Aaron Rodgers knows what he wants.
What he wants is to be the full-time "Jeopardy" host.
The Green Bay Packers quarterback made his broadcast debut on Monday as a guest host on the game show long hosted by the late Alex Trebek. His stint is a two-week run. He told the Pat McAfee Show on Monday that he'd like to eventually take the role on a full-time basis. He'd even go clean-shaven if he had to.
Rodgers: 'I would love to'
"If that was a pre-req to get the full-time gig, no problem with it at all," Rodgers said.

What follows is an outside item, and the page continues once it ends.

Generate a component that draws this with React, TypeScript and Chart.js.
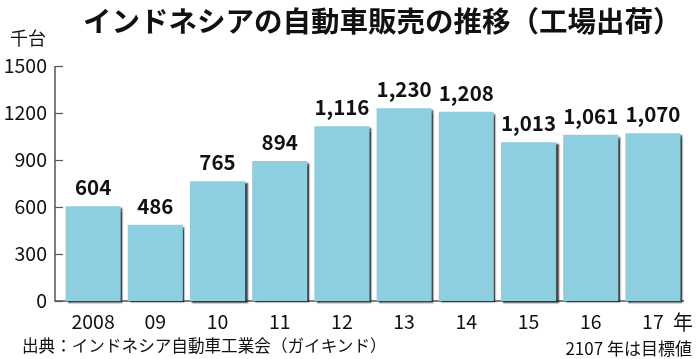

When asked to clarify if he was campaigning for the full-time job, Rodgers said this:
"I would love to be the host of 'Jeopardy,' yes," Rodgers said.
Plenty of competition for job
For now, Rodgers is one of a slate of scheduled guest hosts that includes a heavy dose of TV news anchors and experts including CNN's Anderson Cooper and Dr. Sanjay Gupta and NBC's Savannah Guthrie. For now, "Jeopardy" hasn't named a full-time replacement for Trebek, who died died in November after a 37-year run as the face of the show.
Also, Rodgers has a job. At 37 years old, he may be on the back end of his NFL career. But he's also the reigning league MVP and doesn't appear to be on the verge of retirement any time soon — even if his long-term future with the Packers and in football remains "a beautiful mystery."
Would Rodgers quit football early to host 'Jeopardy?'
Rodgers told McAfee Monday that "things haven't really changed" with his status in Green Bay, which selected his apparent successor Jordan Love in the first round of last year's draft.
"My future — a lot of it is really out of my control," Rodgers said. "It is quite uncertain which direction things are going to go. All I can do is play my best. And I feel like last year I did do that — and may have thrown a wrench into some timelines that may have been thought about or desired."
For now, Rodgers' and "Jeopardy's" long-term plans remain unclear. But if he really wants to be the full-time host, would he have to shut down his football career sooner than expected? "Jeopardy's" not likely to sit around for a few more years deciding on Trebek's successor.
Rodgers told The Ringer "I don't think I’d need to give up football" to host "Jeopardy" if given the chance, since the show films 46 days a year — which sounds a lot like wishful thinking. Working another full-time gig doesn't seem compatible with being an NFL quarterback — even it's done on a compressed schedule.
For now, Rodgers will have to settle for the part-time gig that comes with contestants trolling him over last season's NFC championship loss to the Tampa Bay Buccaneers — and the controversial game management decision made by his head coach Matt LaFleur.